Первым из них является сотрудничество с союзом по схеме сотрудничества с Европейской экономической зоной (ЕЭЗ), которую по сей день использует Норвегия, второй же траекторией является медленное вытеснение самой темы выхода из публичного пространства по причине затягивания переговоров. Конечно, это противоречит существующему «патриотическому» настрою британцев, но, помнится, летом 2015 года в Греции прошел референдум по финансовой политике правительства, где более 60% населения отклонили соглашения с ЕС, — и спустя неделю после подведения его итогов Греция подписала сделку с европейскими финансовыми институтами.
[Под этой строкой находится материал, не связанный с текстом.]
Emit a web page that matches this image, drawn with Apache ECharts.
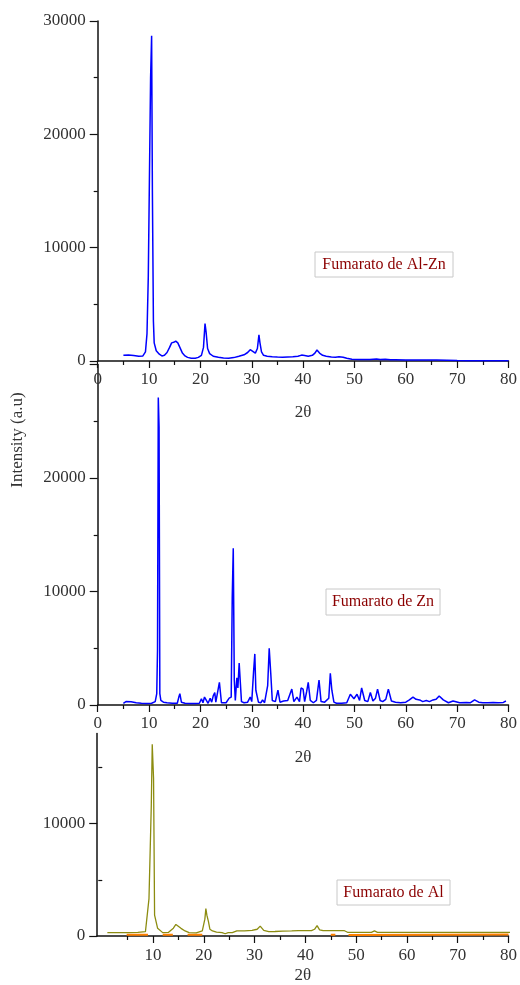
<!DOCTYPE html>
<html>
<head>
<meta charset="utf-8">
<script src="https://cdn.jsdelivr.net/npm/echarts@6/dist/echarts.min.js"></script>
<style>html,body{margin:0;padding:0;background:#fff}#c{width:520px;height:985px}</style>
</head>
<body>
<div id="c"></div>
<script>
// ---- data (2θ, intensity) ----
var alZnX = [5, 6, 7, 8, 8.8, 9.3, 9.6, 9.85, 10.3, 10.5, 10.65, 10.85, 11.0, 11.4, 12, 12.5, 13, 13.5, 14, 14.4, 14.8, 15.2, 15.6, 16.0, 16.5, 17, 17.5, 18.2, 19, 19.6, 20.2, 20.6, 20.9, 21.1, 21.4, 21.8, 22.5, 23.5, 24.5, 25.5, 26.5, 27.5, 28.5, 29.2, 29.7, 30.2, 30.7, 31.1, 31.4, 31.6, 31.9, 32.3, 33, 34, 35, 36, 37, 38, 39, 39.7, 40.3, 41, 41.8, 42.3, 42.7, 43.2, 43.8, 44.5, 45.5, 46.3, 47, 47.8, 48.5, 49.5, 51, 53, 54.3, 55, 56, 57, 58, 60, 62, 64, 66, 68, 70, 72, 74, 76, 78, 80];
var alZnY = [500, 530, 480, 420, 450, 800, 2400, 7400, 25000, 28700, 15000, 3500, 1600, 900, 600, 450, 500, 750, 1200, 1600, 1650, 1750, 1600, 1200, 700, 450, 320, 250, 250, 320, 500, 1200, 3300, 2600, 1100, 650, 420, 330, 260, 250, 300, 420, 550, 750, 1000, 850, 700, 1100, 2300, 1600, 800, 500, 420, 380, 350, 340, 360, 380, 420, 520, 480, 420, 500, 700, 970, 700, 500, 420, 350, 330, 380, 330, 250, 150, 140, 130, 180, 140, 160, 100, 110, 90, 90, 80, 80, 60, 40, 30, 30, 30, 25, 25];

var znX = [5, 5.5, 6.5, 7.5, 8.5, 9.5, 10.5, 11.2, 11.5, 11.65, 11.8, 11.95, 12.1, 12.3, 12.8, 13.5, 14.5, 15.5, 15.8, 16.0, 16.3, 17, 18, 19, 19.8, 20.2, 20.5, 20.8, 21.1, 21.5, 21.9, 22.2, 22.5, 22.8, 23.0, 23.3, 23.7, 23.9, 24.1, 24.4, 25, 25.6, 26.0, 26.2, 26.4, 26.6, 26.8, 27.1, 27.3, 27.55, 27.8, 28.0, 28.5, 29.2, 29.7, 30.0, 30.35, 30.6, 30.8, 31.0, 31.3, 31.8, 32.1, 32.5, 33.1, 33.4, 33.7, 34.0, 34.6, 35.1, 35.5, 36.2, 37.0, 37.8, 38.2, 38.8, 39.3, 39.6, 40.0, 40.3, 40.7, 41.0, 41.4, 42.0, 42.6, 43.1, 43.5, 44.2, 45.0, 45.3, 45.6, 46.0, 46.5, 47.5, 48.5, 49.2, 49.9, 50.5, 51.0, 51.4, 52.0, 52.6, 53.1, 53.6, 54.1, 54.5, 55.0, 55.5, 56.1, 56.6, 57.2, 58.0, 59, 60, 60.7, 61.4, 62.0, 62.7, 63.3, 64.0, 64.6, 65.3, 65.9, 66.5, 67.3, 68.3, 69.2, 70.5, 71.8, 72.6, 73.4, 74.2, 75, 76, 77, 78, 79, 79.5];
var znY = [150, 300, 280, 200, 150, 130, 150, 300, 1000, 4850, 27100, 24500, 1000, 400, 250, 200, 150, 150, 700, 1000, 250, 150, 130, 130, 150, 550, 200, 700, 600, 150, 600, 250, 800, 1100, 250, 200, 2000, 2000, 200, 150, 200, 600, 700, 9500, 13800, 2200, 400, 2400, 1500, 3700, 1800, 300, 200, 250, 700, 300, 2900, 4500, 1300, 1300, 250, 200, 450, 200, 1700, 5000, 2800, 400, 300, 1300, 250, 350, 400, 1400, 300, 700, 300, 1500, 1400, 300, 1200, 2000, 400, 200, 400, 2200, 300, 250, 600, 2800, 1300, 250, 150, 150, 200, 950, 550, 950, 400, 1500, 400, 300, 1100, 350, 600, 1400, 400, 300, 500, 1400, 350, 250, 200, 250, 450, 700, 500, 450, 300, 400, 300, 450, 500, 800, 450, 200, 350, 200, 230, 200, 450, 250, 200, 200, 230, 200, 230, 350];

var alX = [1, 3, 5, 7, 8.5, 9.2, 9.65, 9.84, 10.1, 10.3, 10.9, 11.9, 13, 14, 14.5, 15.5, 16.3, 17.1, 18.5, 19.7, 20.2, 20.4, 20.6, 20.9, 21.2, 21.7, 22.5, 23.6, 24.2, 24.8, 25.6, 26.5, 28, 29.5, 30.5, 31.1, 31.8, 32.8, 34, 35.5, 37.3, 38.6, 40, 41.2, 41.8, 42.3, 42.8, 43.5, 45, 46.5, 47.7, 48.3, 50, 53, 53.6, 54.2, 58, 62, 66, 70, 74, 77, 79, 81.5];
var alY = [300, 300, 300, 320, 380, 3330, 11550, 17060, 14000, 1850, 680, 300, 320, 700, 1030, 680, 450, 300, 280, 450, 1500, 2440, 1850, 1300, 600, 450, 350, 300, 200, 300, 300, 450, 450, 500, 600, 880, 500, 390, 400, 430, 450, 470, 470, 480, 600, 920, 550, 470, 470, 470, 470, 330, 330, 330, 450, 330, 330, 330, 330, 330, 330, 330, 330, 330];

var alBgX = [4.8, 9.0, 10, 11.9, 13.9, 15, 16.8, 19.7, 30, 45.0, 45.9, 47, 48.5, 65, 80];
var alBgY = [120, 120, null, 120, 120, null, 120, 120, null, 120, 120, null, 80, 120, 130];

var xTicksMajor = [10, 20, 30, 40, 50, 60, 70, 80];
var xTicksMinor = [5, 15, 25, 35, 45, 55, 65, 75];
var yBottomMajor = [0, 10000];
var yBottomMinor = [5000, 15000];

var panelLabels = ['Fumarato de Al-Zn', 'Fumarato de Zn', 'Fumarato de Al'];
var xName = '2θ';
var yName = 'Intensity (a.u)';

function pairs(xs, ys) {
  return xs.map(function (x, i) { return [x, ys[i] === null ? '-' : ys[i]]; });
}
function plain(v) { return String(v); }

var FONT = 'Liberation Serif';
var labelStyle = { fontFamily: FONT, fontSize: 17, color: '#333', formatter: plain };
var lineStyleAxis = { color: '#111', width: 1.5 };

function xAx(grid, extra) {
  return Object.assign({
    type: 'value', gridIndex: grid, min: 0, max: 80, interval: 10,
    axisLine: { show: true, onZero: false, lineStyle: lineStyleAxis },
    axisTick: { show: true, length: 7, lineStyle: { color: '#111', width: 1.2 } },
    minorTick: { show: true, splitNumber: 2, length: 4, lineStyle: { color: '#111', width: 1.2 } },
    splitLine: { show: false }, minorSplitLine: { show: false },
    axisLabel: Object.assign({ margin: 10 }, labelStyle),
    name: xName, nameLocation: 'middle', nameGap: 43,
    nameTextStyle: { fontFamily: FONT, fontSize: 17, color: '#333' }
  }, extra || {});
}
function yAx(grid, max, extra) {
  return Object.assign({
    type: 'value', gridIndex: grid, min: 0, max: max, interval: 10000,
    axisLine: { show: true, onZero: false, lineStyle: lineStyleAxis },
    axisTick: { show: true, length: 8, lineStyle: { color: '#111', width: 1.2 } },
    minorTick: { show: true, splitNumber: 2, length: 4, lineStyle: { color: '#111', width: 1.2 } },
    splitLine: { show: false }, minorSplitLine: { show: false },
    axisLabel: Object.assign({ margin: 12 }, labelStyle)
  }, extra || {});
}

function box(cx, top, w, h, text) {
  return {
    type: 'group', children: [
      { type: 'rect', shape: { x: cx - w / 2, y: top, width: w, height: h },
        style: { fill: '#fff', stroke: '#c8c8c8', lineWidth: 1 }, z: 10 },
      { type: 'text', x: cx, y: top + h / 2, z: 11,
        style: { text: text, fill: '#8b0000', font: '16px "Liberation Serif"', textAlign: 'center', textVerticalAlign: 'middle' } }
    ]
  };
}

var chart = echarts.init(document.getElementById('c'), null, { renderer: 'canvas' });
chart.setOption({
  animation: false,
  backgroundColor: '#fff',
  grid: [
    { left: 97.7, top: 21, width: 411.3, height: 340 },
    { left: 97.7, top: 364.5, width: 411.3, height: 340.5 },
    { left: 97.2, top: 733.6, width: 415.1, height: 204.1 }
  ],
  xAxis: [
    xAx(0),
    xAx(1, { nameGap: 44 }),
    xAx(2, { min: -1, interval: null, nameGap: 31,
      axisTick: { show: true, length: 7, customValues: xTicksMajor, lineStyle: { color: '#111', width: 1.2 } },
      minorTick: { show: false },
      axisLabel: Object.assign({ margin: 11, customValues: xTicksMajor }, labelStyle) }),
    { type: 'value', gridIndex: 2, min: -1, max: 80, position: 'bottom',
      axisLine: { show: false }, splitLine: { show: false },
      axisTick: { show: true, length: 4, customValues: xTicksMinor, lineStyle: { color: '#111', width: 1.2 } },
      axisLabel: { show: false } }
  ],
  yAxis: [
    yAx(0, 30000),
    yAx(1, 30000, { axisLabel: Object.assign({ margin: 12, showMaxLabel: false }, labelStyle) }),
    yAx(2, 18000, { interval: null,
      axisTick: { show: true, length: 8, customValues: yBottomMajor, lineStyle: { color: '#111', width: 1.2 } },
      minorTick: { show: false },
      axisLabel: Object.assign({ margin: 12, customValues: yBottomMajor }, labelStyle) }),
    { type: 'value', gridIndex: 2, min: 0, max: 18000, position: 'left',
      axisLine: { show: false }, splitLine: { show: false },
      axisTick: { show: true, length: 4, customValues: yBottomMinor, lineStyle: { color: '#111', width: 1.2 } },
      axisLabel: { show: false } }
  ],
  series: [
    { type: 'line', xAxisIndex: 0, yAxisIndex: 0, data: pairs(alZnX, alZnY), showSymbol: false,
      lineStyle: { color: '#0000ff', width: 1.5 }, itemStyle: { color: '#0000ff' } },
    { type: 'line', xAxisIndex: 1, yAxisIndex: 1, data: pairs(znX, znY), showSymbol: false,
      lineStyle: { color: '#0000ff', width: 1.5 }, itemStyle: { color: '#0000ff' } },
    { type: 'line', xAxisIndex: 2, yAxisIndex: 2, data: pairs(alBgX, alBgY), showSymbol: false,
      connectNulls: false, lineStyle: { color: '#ff8000', width: 2 }, itemStyle: { color: '#ff8000' } },
    { type: 'line', xAxisIndex: 2, yAxisIndex: 2, data: pairs(alX, alY), showSymbol: false, clip: false,
      lineStyle: { color: '#8c8c10', width: 1.3 }, itemStyle: { color: '#8c8c10' } }
  ],
  graphic: [
    { type: 'text', x: 18, y: 440, rotation: Math.PI / 2,
      style: { text: yName, fill: '#333', font: '17px "Liberation Serif"', textAlign: 'center', textVerticalAlign: 'middle' } },
    box(384, 252, 138, 25, panelLabels[0]),
    box(383, 589, 114, 26, panelLabels[1]),
    box(393.5, 880, 113, 25, panelLabels[2])
  ]
});
</script>
</body>
</html>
«Норвежская» схема вряд ли устроит британцев: те эмоциональные темы, которые и привели к победе на референдуме варианта Leave, с ее реализацией нисколько не утратят своей актуальности. Мигранты, проблемы экономического роста, ограничения протекционизма — все это, по словам профессора Лондонской школы экономики Саймона Хикса, делает норвежский сценарий даже более страшным, чем простое членство в ЕС.
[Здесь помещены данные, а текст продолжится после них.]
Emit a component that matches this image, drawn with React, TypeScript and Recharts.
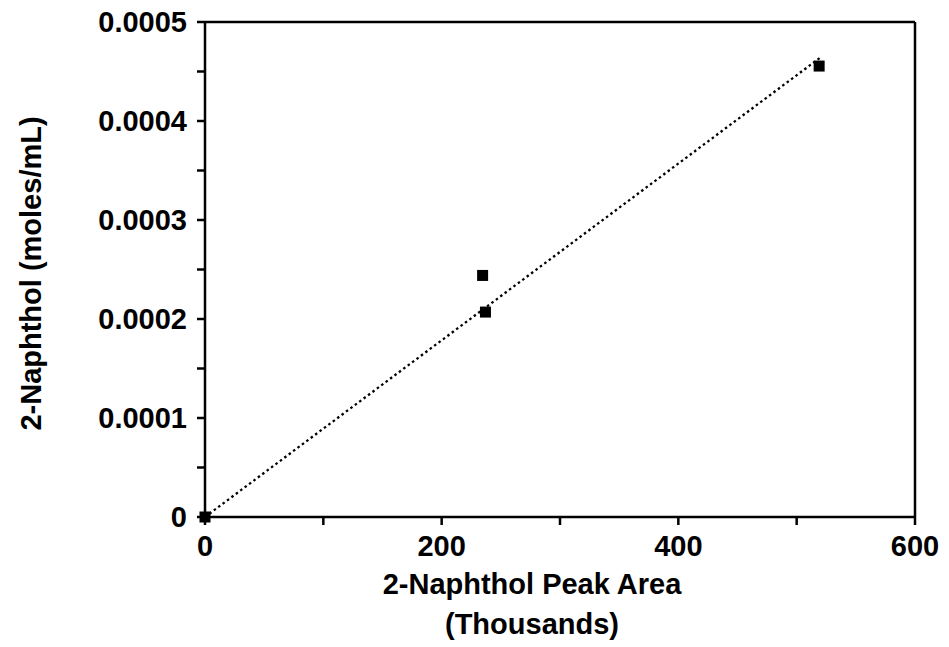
import { ComposedChart, Scatter, XAxis, YAxis, ReferenceLine } from 'recharts';

const peakArea = [0, 234.6, 237, 519];
const concentration = [0, 0.000244, 0.000207, 0.0004555];
const fitX = [0, 521];
const fitY = [0, 0.000465];
const xTicks = [0, 100, 200, 300, 400, 500, 600];
const yTicks = [0, 0.00005, 0.0001, 0.00015, 0.0002, 0.00025, 0.0003, 0.00035, 0.0004, 0.00045, 0.0005];

const points = peakArea.map((x, i) => ({ x, y: concentration[i] }));
const fit = fitX.map((x, i) => ({ x, y: fitY[i] }));

const font = '"Liberation Sans", Arial, sans-serif';

const Square = (props: any) => {
  const { cx, cy } = props;
  if (cx == null || cy == null) return null;
  return <rect x={cx - 5.5} y={cy - 5.5} width={11} height={11} fill="#000" />;
};

const NoDot = () => null;

// two-line x title, sits a bit left of the plot centre like the original
const XTitle = (props: any) => {
  const { viewBox } = props;
  const cx = viewBox.x + viewBox.width / 2 - 28;
  const top = viewBox.y;
  return (
    <g fontFamily={font} fontWeight="bold" fontSize={29} fill="#000" textAnchor="middle">
      <text x={cx} y={top + 77}>2-Naphthol Peak Area</text>
      <text x={cx} y={top + 117}>(Thousands)</text>
    </g>
  );
};

const YTitle = (props: any) => {
  const { viewBox } = props;
  const cy = viewBox.y + viewBox.height / 2 + 4;
  const x = viewBox.x + 41;
  return (
    <text
      x={x}
      y={cy}
      transform={`rotate(-90 ${x} ${cy})`}
      fontFamily={font}
      fontWeight="bold"
      fontSize={29}
      fill="#000"
      textAnchor="middle"
    >
      2-Naphthol (moles/mL)
    </text>
  );
};

const fmtY = (v: number) => {
  const n = Math.round(v * 100000);
  if (n % 2 === 1) return '';
  return n === 0 ? '0' : v.toFixed(4);
};
const fmtX = (v: number) => (v % 200 === 0 ? String(v) : '');

export default function App() {
  const tickStyle = { fill: '#000', fontSize: 29, fontFamily: font, fontWeight: 'bold' as const };
  return (
    <div style={{ position: 'absolute', left: 0, top: 0, background: '#fff' }}>
      <ComposedChart width={949} height={647} margin={{ top: 22, right: 34, bottom: 0, left: 0 }}>
        <XAxis
          type="number"
          dataKey="x"
          domain={[0, 600]}
          ticks={xTicks}
          tickFormatter={fmtX}
          interval={0}
          height={130}
          tickSize={8}
          tickMargin={10}
          stroke="#000"
          strokeWidth={2.5}
          tick={tickStyle}
          label={<XTitle />}
        />
        <YAxis
          type="number"
          dataKey="y"
          domain={[0, 0.0005]}
          ticks={yTicks}
          tickFormatter={fmtY}
          interval={0}
          width={205}
          tickSize={8}
          tickMargin={10}
          stroke="#000"
          strokeWidth={2.5}
          tick={tickStyle}
          label={<YTitle />}
        />
        <ReferenceLine y={0.0005} stroke="#000" strokeWidth={2.5} />
        <ReferenceLine x={600} stroke="#000" strokeWidth={2.5} />
        <Scatter
          data={fit}
          line={{ stroke: '#000', strokeWidth: 2.3, strokeDasharray: '2.5 3' }}
          lineType="joint"
          shape={<NoDot />}
          isAnimationActive={false}
        />
        <Scatter data={points} shape={<Square />} isAnimationActive={false} />
      </ComposedChart>
    </div>
  );
}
Затухание же процесса выхода из Евросоюза возможно лишь в том случае, если место идеалистических лозунгов в публичной политике Великобритании займут какие-то иные сюжеты — например, новое обсуждение шотландского сепаратизма или ирландских проблем; итоги референдума не имеют прямой и обязательной силы, и при смене правительства и досрочных выборах консерваторы вполне могут торпедировать потенциальный выход из ЕС. Возможным инструментом для этого может быть повторный референдум с большим количеством вариантов, подразумевающим сценарии наподобие «остаться при обсуждении условий членства» и пр.
В общем и целом сложившаяся в Европе ситуация пока напоминает тревожное предвестье бури: вполне возможно, что таковая никогда и не случится, но некоторые жертвы все равно понесут все заинтересованные стороны. Ради идеализма высоких принципов и популистского выполнения неосторожных обещаний британская элита расколола общество и снова поставила извечный вопрос об ответственности политиков за последствия собственных решений. «Быть или не быть», иначе говоря, по-прежнему остается типично английским вопросом — несмотря на срок давности и итоги референдумов.